La tercera pregunta va dirigida a cada uno de nosotros: "’Para vos, ¿quién soy yo?” Jesús no interroga. "’¿Qué han aprendido? ¿Qué palabra mía les ha impresionado? ¿Cuál es el centro de mi enseñanza?”, sino "’Quién soy para vos?”. "’Con tu corazón, con tu fatiga, con tus alegrías y tus pecados, ¿qué dices de Cristo?”. Las palabras verdaderas van siempre en singular. No sirven aquí los manuales de teología, los escritos de ciertos autores especialistas en temas catequísticos o las respuestas aprendidas de memoria. Deberíamos aprender a responderle: "’Tú eres para mí el amor crucificado.
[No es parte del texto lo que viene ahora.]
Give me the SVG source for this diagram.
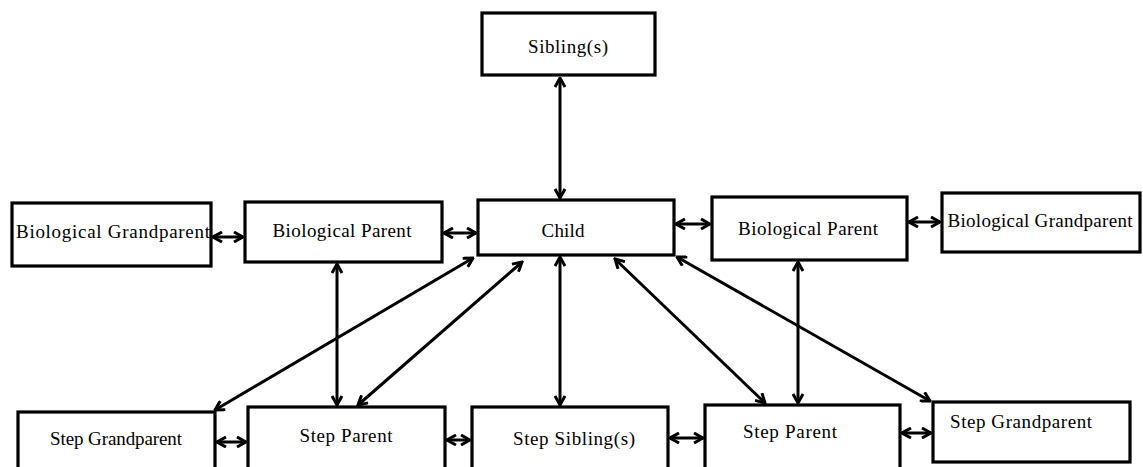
<svg xmlns="http://www.w3.org/2000/svg" width="1143" height="467" viewBox="0 0 1143 467">
<defs>
<style>
.box{fill:#fff;stroke:#000;stroke-width:3.2}
.lbl{font-family:"Liberation Serif","Times New Roman",serif;font-size:19px;fill:#000;text-anchor:middle}
.c{stroke:#000;stroke-width:3;fill:none;marker-start:url(#ah);marker-end:url(#ah)}
</style>
<marker id="ah" viewBox="0 0 12 12" refX="10.5" refY="6" markerWidth="12" markerHeight="12" markerUnits="userSpaceOnUse" orient="auto-start-reverse">
<path d="M1.5,1 L10.5,6 L1.5,11" fill="none" stroke="#000" stroke-width="3" stroke-linejoin="miter"/>
</marker>
</defs>
<rect width="1143" height="467" fill="#fff"/>
<g id="connectors">
<line class="c" x1="560" y1="78" x2="560" y2="198"/>
<line class="c" x1="213" y1="237" x2="243" y2="237"/>
<line class="c" x1="444" y1="233" x2="476" y2="233"/>
<line class="c" x1="676" y1="224" x2="710" y2="224"/>
<line class="c" x1="909" y1="222" x2="940" y2="222"/>
<line class="c" x1="337" y1="264" x2="337" y2="405"/>
<line class="c" x1="473" y1="258" x2="215" y2="410"/>
<line class="c" x1="522" y1="262" x2="358" y2="405"/>
<line class="c" x1="560" y1="257" x2="560" y2="405"/>
<line class="c" x1="615" y1="259" x2="765" y2="403"/>
<line class="c" x1="677" y1="257" x2="930" y2="401"/>
<line class="c" x1="798" y1="262" x2="798" y2="403"/>
<line class="c" x1="217" y1="442" x2="246" y2="442"/>
<line class="c" x1="447" y1="440" x2="470" y2="440"/>
<line class="c" x1="670" y1="438" x2="703" y2="438"/>
<line class="c" x1="902" y1="433" x2="931" y2="433"/>
</g>
<g id="siblings"><rect class="box" x="482" y="13" width="173" height="62"/><text class="lbl" x="568" y="53" textLength="80" lengthAdjust="spacing">Sibling(s)</text></g>
<g id="bio-grandparent-left"><rect class="box" x="12" y="203" width="199" height="63"/><text class="lbl" x="113" y="238" textLength="194" lengthAdjust="spacing">Biological Grandparent</text></g>
<g id="bio-parent-left"><rect class="box" x="245" y="202" width="197" height="60"/><text class="lbl" x="342" y="237" textLength="139" lengthAdjust="spacing">Biological Parent</text></g>
<g id="child"><rect class="box" x="478" y="200" width="196" height="55"/><text class="lbl" x="563" y="237" textLength="43" lengthAdjust="spacing">Child</text></g>
<g id="bio-parent-right"><rect class="box" x="712" y="197" width="195" height="63"/><text class="lbl" x="808" y="235" textLength="140" lengthAdjust="spacing">Biological Parent</text></g>
<g id="bio-grandparent-right"><rect class="box" x="942" y="193" width="198" height="59"/><text class="lbl" x="1040" y="227" textLength="185" lengthAdjust="spacing">Biological Grandparent</text></g>
<g id="step-grandparent-left"><rect class="box" x="18" y="412" width="197" height="58"/><text class="lbl" x="116" y="445" textLength="132" lengthAdjust="spacing">Step Grandparent</text></g>
<g id="step-parent-left"><rect class="box" x="248" y="407" width="197" height="63"/><text class="lbl" x="346" y="442" textLength="93" lengthAdjust="spacing">Step Parent</text></g>
<g id="step-siblings"><rect class="box" x="472" y="407" width="196" height="63"/><text class="lbl" x="574" y="445" textLength="122" lengthAdjust="spacing">Step Sibling(s)</text></g>
<g id="step-parent-right"><rect class="box" x="705" y="405" width="195" height="65"/><text class="lbl" x="790" y="438" textLength="94" lengthAdjust="spacing">Step Parent</text></g>
<g id="step-grandparent-right"><rect class="box" x="933" y="402" width="197" height="60"/><text class="lbl" x="1021" y="428" textLength="142" lengthAdjust="spacing">Step Grandparent</text></g>
</svg>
El amor ha escrito en tu cuerpo el alfabeto de las heridas indelebles del amor. Tú eres para mí el amor desarmado que nunca ha reunido ejércitos, y en este mundo arrogante ha dicho que son felices los pobres, los mansos, los misericordiosos y los artesanos de la paz”. Una síntesis perfecta del evangelio de hoy lo ofrece Sor Teresita, la monja cisterciense, que luego de 84 años de clausura salió del convento para ver a Benedicto XVI en Madrid. Con 103 años de edad se anima a seguir diciendo: "’Señor, quiero mirar con tus ojos, hablar con tu boca, oír con tus oídos y amar con tu corazón”. Ella ha sido ante el mundo en estos días la imagen de la felicidad que auguró Jesús a Pedro por haber descubierto en él, al Todo.